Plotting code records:
+-------+

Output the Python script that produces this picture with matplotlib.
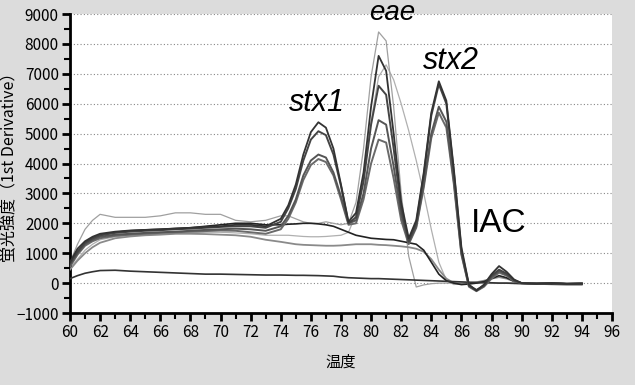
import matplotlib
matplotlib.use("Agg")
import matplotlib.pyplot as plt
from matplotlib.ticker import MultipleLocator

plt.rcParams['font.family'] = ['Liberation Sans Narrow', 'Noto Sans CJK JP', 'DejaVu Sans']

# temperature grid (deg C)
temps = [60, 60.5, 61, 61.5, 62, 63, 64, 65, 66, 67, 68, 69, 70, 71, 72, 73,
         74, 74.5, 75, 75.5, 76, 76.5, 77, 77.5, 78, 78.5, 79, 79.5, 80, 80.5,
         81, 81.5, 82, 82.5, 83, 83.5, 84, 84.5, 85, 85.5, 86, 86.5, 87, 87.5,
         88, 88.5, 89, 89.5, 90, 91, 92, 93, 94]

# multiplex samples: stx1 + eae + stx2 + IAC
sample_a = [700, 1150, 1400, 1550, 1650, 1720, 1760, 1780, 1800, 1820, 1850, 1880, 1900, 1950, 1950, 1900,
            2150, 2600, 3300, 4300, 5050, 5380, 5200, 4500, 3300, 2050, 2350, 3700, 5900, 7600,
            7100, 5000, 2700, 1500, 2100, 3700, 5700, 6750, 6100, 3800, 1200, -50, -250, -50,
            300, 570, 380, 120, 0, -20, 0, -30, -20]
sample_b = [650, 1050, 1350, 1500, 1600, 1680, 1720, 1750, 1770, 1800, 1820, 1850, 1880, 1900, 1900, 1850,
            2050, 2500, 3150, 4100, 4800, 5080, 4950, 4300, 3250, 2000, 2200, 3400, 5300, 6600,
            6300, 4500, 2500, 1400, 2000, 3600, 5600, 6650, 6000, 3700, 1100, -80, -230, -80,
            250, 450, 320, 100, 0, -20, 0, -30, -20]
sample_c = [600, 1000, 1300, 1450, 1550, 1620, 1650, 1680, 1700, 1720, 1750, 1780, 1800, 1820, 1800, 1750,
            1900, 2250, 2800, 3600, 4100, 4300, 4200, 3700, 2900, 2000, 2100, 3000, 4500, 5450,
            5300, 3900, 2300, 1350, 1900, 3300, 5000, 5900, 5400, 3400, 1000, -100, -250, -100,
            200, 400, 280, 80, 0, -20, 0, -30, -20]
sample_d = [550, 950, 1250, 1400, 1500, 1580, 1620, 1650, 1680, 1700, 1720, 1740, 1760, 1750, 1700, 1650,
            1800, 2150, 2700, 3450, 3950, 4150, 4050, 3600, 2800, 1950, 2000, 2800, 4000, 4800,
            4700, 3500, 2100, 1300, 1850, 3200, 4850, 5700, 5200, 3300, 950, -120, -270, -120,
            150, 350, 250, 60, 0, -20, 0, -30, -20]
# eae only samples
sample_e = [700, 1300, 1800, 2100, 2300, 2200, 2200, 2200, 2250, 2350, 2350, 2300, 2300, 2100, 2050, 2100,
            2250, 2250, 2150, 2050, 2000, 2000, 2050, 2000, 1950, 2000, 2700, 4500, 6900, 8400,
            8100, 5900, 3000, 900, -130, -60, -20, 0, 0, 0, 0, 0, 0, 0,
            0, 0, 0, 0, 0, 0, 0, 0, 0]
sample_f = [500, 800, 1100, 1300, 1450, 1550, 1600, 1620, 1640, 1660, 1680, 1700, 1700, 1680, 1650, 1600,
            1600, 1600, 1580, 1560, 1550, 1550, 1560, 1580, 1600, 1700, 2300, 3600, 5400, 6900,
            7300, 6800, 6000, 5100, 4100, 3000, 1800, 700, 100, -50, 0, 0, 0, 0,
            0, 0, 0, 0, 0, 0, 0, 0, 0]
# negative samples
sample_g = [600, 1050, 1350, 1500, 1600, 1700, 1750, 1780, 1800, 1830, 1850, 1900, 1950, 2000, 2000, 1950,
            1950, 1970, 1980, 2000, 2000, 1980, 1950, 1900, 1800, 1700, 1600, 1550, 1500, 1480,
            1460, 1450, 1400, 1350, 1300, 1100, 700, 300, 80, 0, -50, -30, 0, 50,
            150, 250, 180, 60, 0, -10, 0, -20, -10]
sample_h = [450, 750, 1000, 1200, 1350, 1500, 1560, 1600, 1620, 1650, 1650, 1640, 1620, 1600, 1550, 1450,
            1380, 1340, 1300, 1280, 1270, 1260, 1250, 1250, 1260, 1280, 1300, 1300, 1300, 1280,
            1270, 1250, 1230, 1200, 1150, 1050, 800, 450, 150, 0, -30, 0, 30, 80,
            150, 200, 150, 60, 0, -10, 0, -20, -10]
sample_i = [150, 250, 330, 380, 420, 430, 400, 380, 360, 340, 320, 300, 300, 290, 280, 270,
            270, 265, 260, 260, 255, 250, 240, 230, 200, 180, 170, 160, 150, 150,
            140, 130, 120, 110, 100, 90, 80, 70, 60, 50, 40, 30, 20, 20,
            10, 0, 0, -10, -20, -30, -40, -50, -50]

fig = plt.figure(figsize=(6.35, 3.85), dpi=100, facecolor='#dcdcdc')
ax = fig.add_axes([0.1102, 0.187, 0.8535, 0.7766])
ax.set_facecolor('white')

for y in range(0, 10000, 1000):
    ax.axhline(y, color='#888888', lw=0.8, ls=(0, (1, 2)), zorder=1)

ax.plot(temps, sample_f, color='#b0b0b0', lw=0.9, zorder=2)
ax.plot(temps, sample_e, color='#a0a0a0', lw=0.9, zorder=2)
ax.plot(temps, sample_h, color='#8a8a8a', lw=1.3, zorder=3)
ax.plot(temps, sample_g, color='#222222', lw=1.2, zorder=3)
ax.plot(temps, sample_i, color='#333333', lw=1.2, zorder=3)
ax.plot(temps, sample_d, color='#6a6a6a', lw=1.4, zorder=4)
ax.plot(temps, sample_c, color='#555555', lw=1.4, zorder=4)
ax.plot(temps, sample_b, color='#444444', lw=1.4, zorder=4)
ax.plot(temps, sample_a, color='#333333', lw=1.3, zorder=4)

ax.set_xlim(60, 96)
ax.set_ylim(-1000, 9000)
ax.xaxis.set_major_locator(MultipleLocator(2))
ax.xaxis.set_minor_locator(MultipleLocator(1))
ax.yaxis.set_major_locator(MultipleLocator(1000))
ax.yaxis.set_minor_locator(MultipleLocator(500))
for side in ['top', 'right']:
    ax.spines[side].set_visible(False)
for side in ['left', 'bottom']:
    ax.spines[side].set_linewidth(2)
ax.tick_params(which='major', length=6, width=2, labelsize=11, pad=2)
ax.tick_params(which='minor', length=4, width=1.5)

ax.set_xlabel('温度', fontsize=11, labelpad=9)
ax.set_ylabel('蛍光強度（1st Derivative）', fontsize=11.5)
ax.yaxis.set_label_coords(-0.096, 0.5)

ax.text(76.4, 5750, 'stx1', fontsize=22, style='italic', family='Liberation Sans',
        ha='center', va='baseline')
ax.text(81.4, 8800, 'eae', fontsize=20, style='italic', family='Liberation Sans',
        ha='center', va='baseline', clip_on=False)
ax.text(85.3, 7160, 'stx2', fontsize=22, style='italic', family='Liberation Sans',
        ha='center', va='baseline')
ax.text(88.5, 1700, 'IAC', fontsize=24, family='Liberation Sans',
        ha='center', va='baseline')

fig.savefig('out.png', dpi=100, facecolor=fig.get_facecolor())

+-------+

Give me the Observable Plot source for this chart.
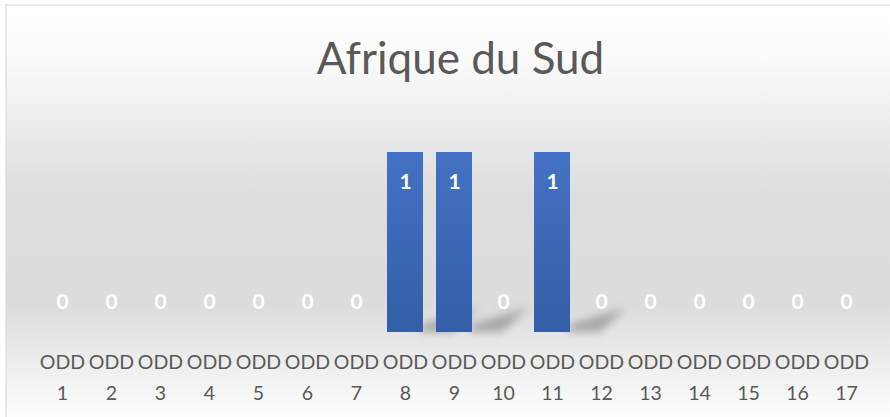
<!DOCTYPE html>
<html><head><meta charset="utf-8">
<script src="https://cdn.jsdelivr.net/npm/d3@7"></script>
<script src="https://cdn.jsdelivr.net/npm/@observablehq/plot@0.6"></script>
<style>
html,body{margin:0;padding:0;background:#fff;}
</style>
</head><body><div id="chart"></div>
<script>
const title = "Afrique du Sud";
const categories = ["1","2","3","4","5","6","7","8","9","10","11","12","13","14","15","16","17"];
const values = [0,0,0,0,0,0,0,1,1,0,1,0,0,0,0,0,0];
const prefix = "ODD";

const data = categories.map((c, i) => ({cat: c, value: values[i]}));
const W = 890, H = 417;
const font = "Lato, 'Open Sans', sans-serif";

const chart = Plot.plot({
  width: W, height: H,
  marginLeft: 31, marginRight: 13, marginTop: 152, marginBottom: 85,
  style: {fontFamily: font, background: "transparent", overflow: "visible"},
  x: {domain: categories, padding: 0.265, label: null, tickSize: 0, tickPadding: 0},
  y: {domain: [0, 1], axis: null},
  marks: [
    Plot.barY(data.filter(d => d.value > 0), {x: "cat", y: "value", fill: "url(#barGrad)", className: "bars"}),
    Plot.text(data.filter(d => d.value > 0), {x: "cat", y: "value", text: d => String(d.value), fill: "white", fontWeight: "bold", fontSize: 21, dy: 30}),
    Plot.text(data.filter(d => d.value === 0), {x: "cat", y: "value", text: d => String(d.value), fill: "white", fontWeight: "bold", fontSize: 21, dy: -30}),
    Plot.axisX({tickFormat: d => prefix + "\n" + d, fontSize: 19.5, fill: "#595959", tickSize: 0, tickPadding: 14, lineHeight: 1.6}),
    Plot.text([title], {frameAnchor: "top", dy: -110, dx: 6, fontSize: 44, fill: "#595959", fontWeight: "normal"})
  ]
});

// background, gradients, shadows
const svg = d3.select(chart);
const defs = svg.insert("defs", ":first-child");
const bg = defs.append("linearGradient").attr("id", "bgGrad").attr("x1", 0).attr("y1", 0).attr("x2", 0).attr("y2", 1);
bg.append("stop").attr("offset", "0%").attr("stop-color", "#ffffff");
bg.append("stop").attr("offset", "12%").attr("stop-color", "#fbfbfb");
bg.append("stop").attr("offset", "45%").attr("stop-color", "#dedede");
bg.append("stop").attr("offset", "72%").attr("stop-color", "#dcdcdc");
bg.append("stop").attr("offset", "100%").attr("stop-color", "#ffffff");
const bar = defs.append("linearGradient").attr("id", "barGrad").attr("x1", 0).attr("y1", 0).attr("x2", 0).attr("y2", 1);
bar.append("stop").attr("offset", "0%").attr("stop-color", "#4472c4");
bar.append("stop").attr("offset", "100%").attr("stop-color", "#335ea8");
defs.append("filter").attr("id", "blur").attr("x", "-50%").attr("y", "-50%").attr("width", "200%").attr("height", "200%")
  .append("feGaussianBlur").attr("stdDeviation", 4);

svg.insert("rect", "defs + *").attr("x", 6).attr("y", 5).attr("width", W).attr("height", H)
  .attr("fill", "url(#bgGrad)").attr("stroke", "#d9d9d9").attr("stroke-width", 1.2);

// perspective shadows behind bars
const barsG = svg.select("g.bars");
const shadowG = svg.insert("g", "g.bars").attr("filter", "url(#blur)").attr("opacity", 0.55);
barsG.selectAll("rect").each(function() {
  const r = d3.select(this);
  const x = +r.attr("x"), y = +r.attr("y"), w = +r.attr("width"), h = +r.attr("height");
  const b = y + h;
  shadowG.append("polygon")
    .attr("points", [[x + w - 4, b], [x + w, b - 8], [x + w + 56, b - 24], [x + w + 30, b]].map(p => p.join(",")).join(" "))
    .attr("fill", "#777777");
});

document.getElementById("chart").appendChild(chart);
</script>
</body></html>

+-------+

= SHORT EXERCISE =
Say how many lines of the material contain the word "script", with no other text.

= TASK RESULT =
5